Birgün yazarı Gözde Bedeloğlu, sarayın arazisinin toprağını terk etmek zorunda kalan Kıbrıs Cumhuriyeti vatandaşı bir Ermeniye ait olduğu iddialarını köşesine taşıdı, konunun Taşınmaz Mal Komisyonu’na havale edilebileceğini belirtti. Bedeloğlu’nun yazısının ilgili bölümü şöyle:
“Hastane yetersizliğinden çürük okul binalarına kadar pek çok sorunun çözüm beklediği Kuzey Kıbrıs’ta, Erdoğan’ın ‘devlet olmanın ifadesi’ olarak tarif ettiği külliyenin yapımıyla ilgili bu yılın mart ayında önemli bir gelişme yaşanmıştı. Kuzey Kıbrıs’ta yayınlanan Avrupa Gazetesi’ndeki habere göre, külliye inşaatı 20 Mart günü KKTC Yüksek İdare Mahkemesi’nde görülecek bir davayla durdurulabilirdi çünkü inşaatın bir bölümü özel mülkiyet içinde kalmış ve KKTC hükümeti araziyi istimlak ederek kamulaştırmıştı. Değeri milyonlarca sterlinle ölçülen arazinin sahibinin itirazıyla başlayan hukuki süreçte mahkeme, KKTC devletinin kamulaştırma parasını ödemesi için 10 Haziran’a kadar süre tanımıştı. Aksi halde Anayasa’ya göre inşaatın durdurulması gerekiyor.
***
Dönemin T.C. Cumhurbaşkanı yardımcısı Fuat Oktay’ın ‘Kıbrıs Türkünün geleceğine vurulan bir mühür, sembol bir eser’ olacağını söylediği külliye inşaatının ihalesi, Kamu İhale Kanunu’nun ‘doğal afetler gibi ani olayların’ ortaya çıkması durumunda kullanılması gereken tartışmalı 21/B maddesine göre pazarlık usulüyle yapılmış ve 2 milyar 497 milyon TL’ye AKP’ye yakınlığıyla bilinen Siyahkalem Mühendislik İnşaat’a verilmişti.

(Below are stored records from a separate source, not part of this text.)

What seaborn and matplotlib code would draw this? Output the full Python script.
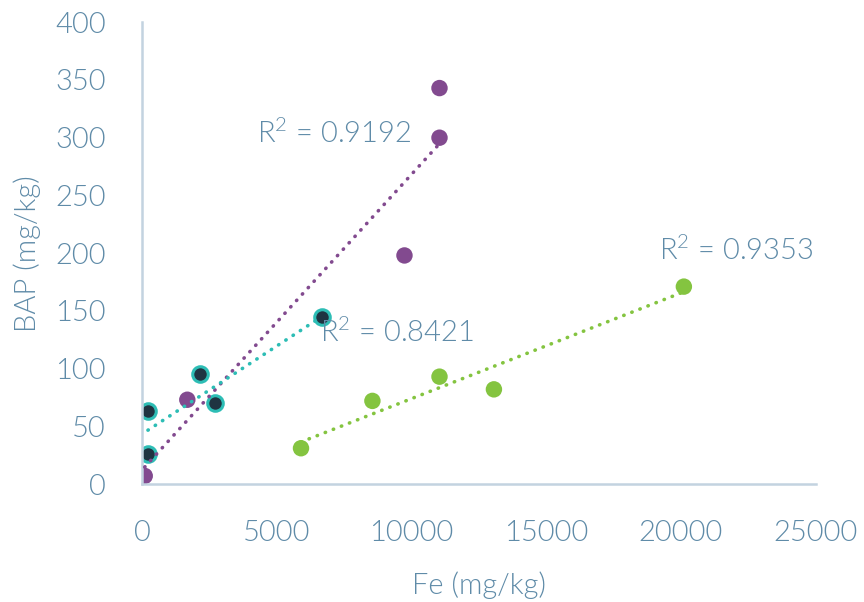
import pandas as pd
import numpy as np
import seaborn as sns
import matplotlib.pyplot as plt

# data
fe_purple = [100, 1680, 9740, 11040, 11040]
bap_purple = [7, 73, 198, 300, 343]

fe_teal = [220, 220, 2160, 2690, 6680]
bap_teal = [63, 26, 95, 70, 145]

fe_green = [5900, 8550, 11040, 13060, 20110]
bap_green = [31, 72, 93, 82, 171]

r2_labels = ['R$^2$ = 0.9192', 'R$^2$ = 0.8421', 'R$^2$ = 0.9353']

x_ticks = [0, 5000, 10000, 15000, 20000, 25000]
y_ticks = [0, 50, 100, 150, 200, 250, 300, 350, 400]

df = pd.concat([
    pd.DataFrame({'Fe': fe_purple, 'BAP': bap_purple, 'set': 'purple'}),
    pd.DataFrame({'Fe': fe_teal, 'BAP': bap_teal, 'set': 'teal'}),
    pd.DataFrame({'Fe': fe_green, 'BAP': bap_green, 'set': 'green'}),
], ignore_index=True)

txt = '#5f8ba8'
axis_col = '#c3d3e0'
purple = '#824a8f'
teal = '#2dbdb5'
dark = '#1f3442'
green = '#84c440'

sns.set_style('white')
plt.rcParams['font.family'] = ['Lato', 'DejaVu Sans']
plt.rcParams['mathtext.default'] = 'regular'
fs = 21
fw = 300

fig = plt.figure(figsize=(8.64, 6.02), dpi=100)
ax = fig.add_axes([0.1644, 0.196, 0.7796, 0.767])

# markers
sns.scatterplot(data=df[df['set'] == 'purple'], x='Fe', y='BAP', color=purple,
                s=140, edgecolor='none', ax=ax, zorder=2)
sns.scatterplot(data=df[df['set'] == 'teal'], x='Fe', y='BAP', color=dark,
                s=125, edgecolor=teal, linewidth=2.2, ax=ax, zorder=2)
sns.scatterplot(data=df[df['set'] == 'green'], x='Fe', y='BAP', color=green,
                s=140, edgecolor='none', ax=ax, zorder=2)

# dotted linear trendlines
for name, col in [('purple', purple), ('teal', teal), ('green', green)]:
    sub = df[df['set'] == name]
    sns.regplot(data=sub, x='Fe', y='BAP', scatter=False, ci=None, truncate=True,
                ax=ax, line_kws={'color': col, 'lw': 2.6, 'ls': (0, (0.1, 2.3)),
                                 'dash_capstyle': 'round', 'zorder': 3})

ax.text(7140, 304, r2_labels[0], color=txt, fontsize=fs, fontweight=fw,
        ha='center', va='center')
ax.text(9460, 131, r2_labels[1], color=txt, fontsize=fs, fontweight=fw,
        ha='center', va='center')
ax.text(22070, 202, r2_labels[2], color=txt, fontsize=fs, fontweight=fw,
        ha='center', va='center')

ax.set_xlim(0, 25000)
ax.set_ylim(0, 400)
ax.set_xticks(x_ticks)
ax.set_yticks(y_ticks)
ax.tick_params(axis='both', colors=txt, labelsize=fs, length=0, pad=26)
ax.tick_params(axis='y', pad=26)
for lab in ax.get_xticklabels() + ax.get_yticklabels():
    lab.set_fontweight(fw)

ax.set_xlabel('Fe (mg/kg)', color=txt, fontsize=fs, fontweight=fw, labelpad=18)
ax.set_ylabel('BAP (mg/kg)', color=txt, fontsize=fs, fontweight=fw, labelpad=10)

for side in ['top', 'right']:
    ax.spines[side].set_visible(False)
for side in ['left', 'bottom']:
    ax.spines[side].set_color(axis_col)
    ax.spines[side].set_linewidth(1.8)

fig.savefig('out.png', dpi=100)
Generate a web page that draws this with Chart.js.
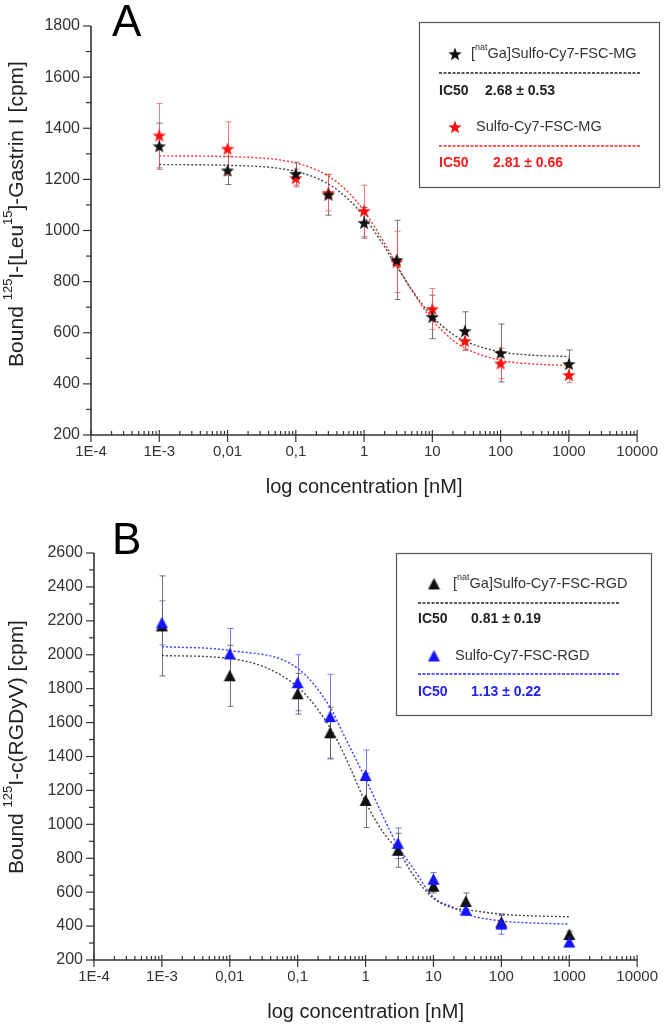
<!DOCTYPE html>
<html>
<head>
<meta charset="utf-8">
<script src="https://cdn.jsdelivr.net/npm/chart.js@4.4.1/dist/chart.umd.min.js"></script>
<style>
  html, body { margin: 0; padding: 0; background: #fff; }
  .panel { position: absolute; left: 0; width: 666px; height: 512px; }
</style>
</head>
<body>
<div class="panel" style="top:0"><canvas id="chartA" width="666" height="512"></canvas></div>
<div class="panel" style="top:512px"><canvas id="chartB" width="666" height="512"></canvas></div>
<script>
"use strict";

// x tick labels (one per decade, 1E-4 ... 10000)
const xTickLabels = ['1E-4', '1E-3', '0,01', '0,1', '1', '10', '100', '1000', '10000'];

// concentrations used in both panels [nM]
const conc = [0.001, 0.01, 0.1, 0.3, 1, 3, 10, 30, 100, 1000];

// Panel A : measured points +/- error
const gaMG    = [1330, 1235, 1222, 1140, 1030, 885, 662, 607, 521, 478];
const gaMGErr = [90, 55, 45, 80, 60, 155, 85, 75, 113, 55];
const mg      = [1372, 1320, 1205, 1147, 1077, 877, 693, 568, 480, 435];
const mgErr   = [125, 105, 35, 70, 100, 120, 80, 35, 60, 30];

// Panel A : fitted curves
const fitConc  = [0.001, 0.01, 0.1, 0.3, 0.6, 1, 2, 3, 5, 10, 20, 30, 100, 300, 1000];
const fitGaMG  = [1258, 1255, 1231, 1182, 1120, 1053, 936, 860, 768, 664, 594, 567, 525, 512, 507];
const fitMG    = [1292, 1289, 1264, 1213, 1147, 1076, 950, 867, 766, 650, 571, 540, 492, 478, 472];

// Panel B : measured points +/- error
const gaRGD    = [2170, 1876, 1770, 1540, 1141, 847, 635, 545, 423, 350];
const gaRGDErr = [295, 180, 120, 150, 160, 100, 40, 50, 40, 20];
const rgd      = [2188, 2005, 1835, 1635, 1288, 888, 676, 494, 412, 306];
const rgdErr   = [130, 150, 165, 250, 150, 90, 40, 30, 60, 25];

// Panel B : fitted curves
const fitConcB = [0.001, 0.01, 0.1, 0.3, 0.5, 1, 2, 3, 5, 10, 20, 30, 100, 300, 1000];
const fitGaRGD = [1995, 1978, 1810, 1570, 1400, 1130, 930, 850, 703, 564, 505, 497, 470, 460, 455];
const fitRGD   = [2048, 2025, 1920, 1690, 1511, 1268, 1010, 870, 742, 570, 509, 472, 430, 418, 412];

const FONT = '"Liberation Sans", Arial, sans-serif';
Chart.defaults.font.family = FONT;

function pts(xs, ys) {
  return xs.map((x, i) => ({ x: x, y: ys[i] }));
}

// filled marker images
function starImg(color, size) {
  const c = document.createElement('canvas');
  c.width = c.height = size;
  const g = c.getContext('2d');
  g.beginPath();
  for (let i = 0; i < 10; i++) {
    const r = i % 2 ? size * 0.21 : size * 0.5;
    const a = -Math.PI / 2 + i * Math.PI / 5;
    const px = size / 2 + r * Math.cos(a), py = size / 2 + 0.6 + r * Math.sin(a);
    if (i === 0) g.moveTo(px, py); else g.lineTo(px, py);
  }
  g.closePath();
  g.fillStyle = color;
  g.fill();
  return c;
}

function triImg(color, size) {
  const c = document.createElement('canvas');
  c.width = c.height = size;
  const g = c.getContext('2d');
  g.beginPath();
  g.moveTo(size / 2, 0.5);
  g.lineTo(size - 0.5, size - 1);
  g.lineTo(0.5, size - 1);
  g.closePath();
  g.fillStyle = color;
  g.fill();
  return c;
}

// text with superscripts: parts = [[text, isSup], ...]
function drawRich(ctx, parts, x, y, size, color, opt) {
  opt = opt || {};
  const w = opt.bold ? 'bold ' : '';
  const fN = w + size + 'px ' + FONT;
  const fS = w + Math.round(size * 0.62) + 'px ' + FONT;
  ctx.save();
  ctx.translate(x, y);
  if (opt.rotate) ctx.rotate(-Math.PI / 2);
  ctx.fillStyle = color;
  ctx.textBaseline = 'middle';
  ctx.textAlign = 'left';
  let total = 0;
  parts.forEach(p => { ctx.font = p[1] ? fS : fN; total += ctx.measureText(p[0]).width; });
  let cx = opt.center ? -total / 2 : 0;
  parts.forEach(p => {
    ctx.font = p[1] ? fS : fN;
    ctx.fillText(p[0], cx, p[1] ? -size * 0.42 : 0);
    cx += ctx.measureText(p[0]).width;
  });
  ctx.restore();
}

function dashed(ctx, x1, x2, y, color) {
  ctx.save();
  ctx.strokeStyle = color;
  ctx.lineWidth = 1.4;
  ctx.setLineDash([3, 1.5]);
  ctx.beginPath();
  ctx.moveTo(x1, y);
  ctx.lineTo(x2, y);
  ctx.stroke();
  ctx.restore();
}

// error bars, drawn under the markers
const errorBars = {
  id: 'errorBars',
  beforeDatasetsDraw(chart) {
    const ctx = chart.ctx;
    const xs = chart.scales.x, ys = chart.scales.y;
    chart.data.datasets.forEach(ds => {
      if (!ds.errors) return;
      ctx.save();
      ctx.strokeStyle = ds.errorColor;
      ctx.lineWidth = 1;
      ds.data.forEach((p, i) => {
        const px = Math.round(xs.getPixelForValue(p.x)) + 0.5;
        const top = ys.getPixelForValue(p.y + ds.errors[i]);
        const bot = ys.getPixelForValue(p.y - ds.errors[i]);
        ctx.beginPath();
        ctx.moveTo(px, top); ctx.lineTo(px, bot);
        ctx.moveTo(px - 3, top); ctx.lineTo(px + 3, top);
        ctx.moveTo(px - 3, bot); ctx.lineTo(px + 3, bot);
        ctx.stroke();
      });
      ctx.restore();
    });
  }
};

// axes lines, tick marks, titles, panel letter and the legend box
const deco = {
  id: 'deco',
  afterDraw(chart, args, o) {
    const ctx = chart.ctx;
    const a = chart.chartArea;
    const xs = chart.scales.x, ys = chart.scales.y;
    ctx.save();
    ctx.strokeStyle = '#333';
    ctx.lineWidth = 1.6;
    ctx.beginPath();
    ctx.moveTo(a.left, a.top);
    ctx.lineTo(a.left, a.bottom);
    ctx.lineTo(a.right, a.bottom);
    ctx.stroke();
    ctx.lineWidth = 1.2;
    ys.ticks.forEach(t => {
      const py = ys.getPixelForValue(t.value);
      const len = t.value % 200 === 0 ? 8 : 5;
      ctx.beginPath();
      ctx.moveTo(a.left - len, py);
      ctx.lineTo(a.left, py);
      ctx.stroke();
    });
    xs.ticks.forEach(t => {
      const px = xs.getPixelForValue(t.value);
      const major = Math.abs(Math.log10(t.value) - Math.round(Math.log10(t.value))) < 1e-6;
      ctx.beginPath();
      if (major) { ctx.moveTo(px, a.bottom - 5); ctx.lineTo(px, a.bottom + 7); }
      else { ctx.moveTo(px, a.bottom - 4); ctx.lineTo(px, a.bottom); }
      ctx.stroke();
    });
    ctx.restore();

    // panel letter
    ctx.save();
    ctx.fillStyle = '#000';
    ctx.font = '44px ' + FONT;
    ctx.textBaseline = 'alphabetic';
    ctx.fillText(o.letter, o.letterX, o.letterY);
    ctx.restore();

    // axis titles
    drawRich(ctx, [['log concentration [nM]', 0]], (a.left + a.right) / 2, o.xTitleY, 20, '#222', { center: true });
    drawRich(ctx, o.yTitle, 17, o.yTitleY, 21, '#222', { center: true, rotate: true });

    // legend box
    const b = o.box;
    ctx.save();
    ctx.strokeStyle = '#555';
    ctx.lineWidth = 1.2;
    ctx.strokeRect(b.x + 0.5, b.y + 0.5, b.w, b.h);
    ctx.restore();
    o.entries.forEach(e => {
      ctx.drawImage(e.img, e.mx - e.img.width / 2, e.my - e.img.height / 2);
      drawRich(ctx, e.name, e.tx, e.my, 14.5, '#333');
      dashed(ctx, e.dx1, e.dx2, e.dy, e.color);
      drawRich(ctx, [['IC50', 0]], e.dx1, e.iy, 14, e.icColor, { bold: true });
      drawRich(ctx, [[e.ic, 0]], e.vx, e.iy, 14, e.icColor, { bold: true });
    });
  }
};

function xTicks(scale) {
  const t = [];
  for (let e = -4; e <= 4; e++) {
    for (let s = 1; s <= 9; s++) {
      if (e === 4 && s > 1) break;
      t.push({ value: Number((s * Math.pow(10, e)).toPrecision(3)) });
    }
  }
  scale.ticks = t;
}

function xLabel(v) {
  const e = Math.log10(v);
  if (Math.abs(e - Math.round(e)) > 1e-6) return '';
  return xTickLabels[Math.round(e) + 4];
}

function makeChart(id, cfg) {
  return new Chart(document.getElementById(id), {
    type: 'scatter',
    data: { datasets: cfg.datasets },
    plugins: [errorBars, deco],
    options: {
      responsive: false,
      animation: false,
      layout: { padding: { left: 0, right: cfg.padRight, top: cfg.padTop, bottom: 0 } },
      scales: {
        x: {
          type: 'logarithmic',
          min: 1e-4, max: 1e4,
          grid: { display: false, drawTicks: false },
          border: { display: false },
          afterBuildTicks: xTicks,
          afterFit: s => { s.height = cfg.xHeight; },
          ticks: {
            autoSkip: false, maxRotation: 0, padding: 8,
            color: '#333', font: { size: 15 },
            callback: v => xLabel(v)
          }
        },
        y: {
          min: cfg.yMin, max: cfg.yMax,
          grid: { display: false, drawTicks: false },
          border: { display: false },
          afterFit: s => { s.width = cfg.yWidth; },
          ticks: {
            stepSize: 100, autoSkip: false, padding: 11,
            color: '#333', font: { size: 16 },
            callback: v => (v % 200 === 0 ? v : '')
          }
        }
      },
      plugins: {
        legend: { display: false },
        tooltip: { enabled: false },
        deco: cfg.deco
      }
    }
  });
}

function pointSet(xs, ys, errs, img, errColor) {
  return {
    data: pts(xs, ys), errors: errs, errorColor: errColor,
    pointStyle: img, pointRadius: 6, showLine: false
  };
}

function curveSet(xs, ys, color) {
  return {
    data: pts(xs, ys), showLine: true, pointRadius: 0,
    borderColor: color, borderWidth: 1.4, borderDash: [2, 2],
    cubicInterpolationMode: 'monotone', fill: false
  };
}

const starK = starImg('#111', 14), starR = starImg('#ff1010', 14);
const triK = triImg('#111', 13), triB = triImg('#1414ff', 13);

makeChart('chartA', {
  padTop: 26, padRight: 25, xHeight: 77, yWidth: 91, yMin: 200, yMax: 1800,
  datasets: [
    pointSet(conc, gaMG, gaMGErr, starK, 'rgba(90,90,90,0.85)'),
    pointSet(conc, mg, mgErr, starR, 'rgba(255,90,90,0.8)'),
    curveSet(fitConc, fitGaMG, '#444'),
    curveSet(fitConc, fitMG, '#ff3030')
  ],
  deco: {
    letter: 'A', letterX: 112, letterY: 36,
    xTitleY: 487, yTitleY: 214,
    yTitle: [['Bound ', 0], ['125', 1], ['I-[Leu', 0], ['15', 1], [']-Gastrin I [cpm]', 0]],
    box: { x: 419, y: 22, w: 240, h: 165 },
    entries: [
      { img: starK, mx: 455, my: 54, tx: 471, name: [['[', 0], ['nat', 1], ['Ga]Sulfo-Cy7-FSC-MG', 0]],
        dx1: 439, dx2: 640, dy: 73, color: '#222', iy: 91, vx: 485, ic: '2.68 ± 0.53', icColor: '#222' },
      { img: starR, mx: 455, my: 127, tx: 476, name: [['Sulfo-Cy7-FSC-MG', 0]],
        dx1: 439, dx2: 640, dy: 146, color: '#ff2020', iy: 163, vx: 493, ic: '2.81 ± 0.66', icColor: '#ff1a1a' }
    ]
  }
});

makeChart('chartB', {
  padTop: 41, padRight: 24, xHeight: 64, yWidth: 94, yMin: 200, yMax: 2600,
  datasets: [
    pointSet(conc, rgd, rgdErr, triB, 'rgba(100,100,255,0.85)'),
    pointSet(conc, gaRGD, gaRGDErr, triK, 'rgba(90,90,90,0.85)'),
    curveSet(fitConcB, fitGaRGD, '#444'),
    curveSet(fitConcB, fitRGD, '#3a3aff')
  ],
  deco: {
    letter: 'B', letterX: 112, letterY: 42,
    xTitleY: 500, yTitleY: 235,
    yTitle: [['Bound ', 0], ['125', 1], ['I-c(RGDyV) [cpm]', 0]],
    box: { x: 396, y: 41, w: 255, h: 162 },
    entries: [
      { img: triK, mx: 434, my: 72, tx: 453, name: [['[', 0], ['nat', 1], ['Ga]Sulfo-Cy7-FSC-RGD', 0]],
        dx1: 418, dx2: 619, dy: 91, color: '#222', iy: 107, vx: 471, ic: '0.81 ± 0.19', icColor: '#222' },
      { img: triB, mx: 434, my: 144, tx: 455, name: [['Sulfo-Cy7-FSC-RGD', 0]],
        dx1: 418, dx2: 619, dy: 162, color: '#2a2aff', iy: 180, vx: 471, ic: '1.13 ± 0.22', icColor: '#2222ee' }
    ]
  }
});
</script>
</body>
</html>
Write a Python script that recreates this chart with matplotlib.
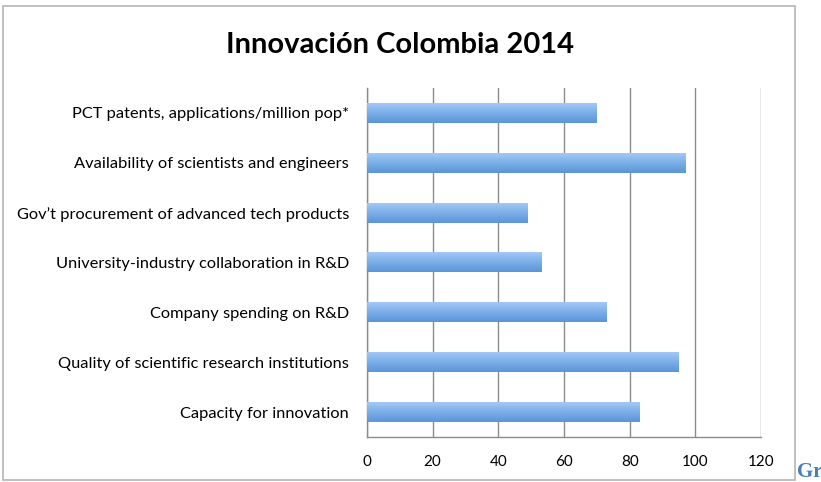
import matplotlib
matplotlib.use("Agg")
import matplotlib.pyplot as plt
import numpy as np
from matplotlib.patches import Rectangle
from matplotlib.colors import LinearSegmentedColormap

categories = [
    "Capacity for innovation",
    "Quality of scientific research institutions",
    "Company spending on R&D",
    "University-industry collaboration in R&D",
    "Gov\u2019t procurement of advanced tech products",
    "Availability of scientists and engineers",
    "PCT patents, applications/million pop*",
]
values = [83, 95, 73, 53, 49, 97, 70]
xticks = [0, 20, 40, 60, 80, 100, 120]
title = "Innovaci\u00f3n Colombia 2014"

plt.rcParams['font.family'] = ['Lato', 'DejaVu Sans']

W, H = 821, 482
fig = plt.figure(figsize=(W / 100, H / 100), dpi=100)
ax = fig.add_axes([367 / W, 1 - 437 / H, (761 - 367) / W, (437 - 88) / H])

cmap = LinearSegmentedColormap.from_list("bar", ["#5b95d6", "#7aaee8", "#a3c8f4"])
grad = np.linspace(0, 1, 64).reshape(-1, 1)
bh = 0.4
ypos = np.arange(len(categories))
for y, v in zip(ypos, values):
    ax.imshow(grad, cmap=cmap, aspect='auto', origin='lower',
              extent=[0, v, y - bh / 2, y + bh / 2], zorder=3, interpolation='bicubic')

ax.set_xlim(0, 120)
ax.set_ylim(-0.5, len(categories) - 0.5)
ax.set_xticks(xticks)
ax.set_xticklabels([str(t) for t in xticks])
ax.set_yticks(ypos)
ax.set_yticklabels(categories, fontsize=11.8)
ax.tick_params(axis='both', length=0, colors='black')
ax.tick_params(axis='x', pad=13, labelsize=11)
ax.tick_params(axis='y', pad=13)
ax.xaxis.grid(True, color='#8c8c8c', linewidth=1.0)
ax.set_axisbelow(True)
for s in ['top', 'right']:
    ax.spines[s].set_visible(False)
for s in ['left', 'bottom']:
    ax.spines[s].set_color('#8c8c8c')
    ax.spines[s].set_linewidth(1.0)

fig.text(400 / W, 1 - 45 / H, title, ha='center', va='center',
         fontsize=21, fontweight='bold')

fig.patches.append(Rectangle((3 / W, 1 - 480 / H), 792 / W, 474 / H,
                             transform=fig.transFigure, fill=False,
                             edgecolor='#b5b5b5', linewidth=1.2))
fig.text(797 / W, 1 - 482 / H, "Gr", ha='left', va='bottom', fontsize=15,
         fontweight='bold', color='#4a7ebb', family=['Liberation Serif'])

fig.savefig("out.png", dpi=100)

Mart ayında, saraya giden yolların yapımı için, yine 21/B maddesi kullanılarak Türkiye Karayolları Genel Müdürlüğü tarafından düzenlenen yeni ihaleyi 882 milyon 997 bin TL bedelle KLV İnşaat kazandı. KKTC’nin devlet gücünü dünyaya kanıtlamanın dev bir saraydan geçtiğine inanan Türkiye hükümeti, her zamanki gibi itibardan tasarruf etmeyerek, Kıbrıslı Türklerin tarifiyle ‘yavru saraya’ para yağdırırken, kapıda bekleyen başka bir sorun daha var.
***
Kuzey Kıbrıs’ta yayınlanan Yeni Düzen Gazetesi yazarı Serhat İncirli, 31 Mayıs 2024 tarihli ‘Külliye’nin uğursuzluğu’ başlıklı yazısında yeni bir iddiayı gündeme taşıdı. Külliyenin yapıldığı arazinin 1957 yılında evini, toprağını terk etmek zorunda bırakılan Kıbrıs Cumhuriyeti vatandaşı bir Ermeniye ait olduğunu açıklayan İncirli, kamulaştırma sorunu henüz çözülmemişken, yakında arazinin nerdeyse tamamının Taşınmaz Mal Komisyonu karşısına çıkmasının kuvvetli bir ihtimal olduğuna değindi.
***
Taşınmaz Mal Komisyonu (TMK), 1974’ten önce Kıbrıs’ın kuzeyindeki Kıbrıslı Rumlara ait olan arazi ve mülklerle ilgili iade ve tazminat taleplerini ele almak için 2005 yılında kuruldu. Aralık 2006’da TMK’nin geçerliliğini kabul eden Avrupa İnsan Hakları Mahkemesi (AİHM), komisyonun hak sahibi Kıbrıslı Rumlara ödeme yapabileceğine karar verdi. AİHM, daha önce Kıbrıslı Rumların mülkiyet hakkının ihlal edildiğine hükmederek Türkiye’yi tazminata mahkum etmişti. TMK, etkin bir iç hukuk yolunun gerekliliği üzerine kurulmuş olsa da halen AİHM’in aradığı standartlara uygunluğu tartışmalı bir konu. Buna karşın, iddia edildiği gibi külliyenin üzerine kurulduğu arazinin sahibi ya da yakınlarının TMK’ye başvurması durumunda, hali hazırda yapımına milyarlarca lira harcanan KKTC Cumhurbaşkanlığı sarayı için ya milyonlarca euroluk yüklü bir tazminat ödenmesi ya da mülkün iadesi gündeme gelebilecek. Bakalım devletin büyüklüğünü dev saraylarla kanıtlama sevdasının Türkiye halkına son maliyeti ne olacak?”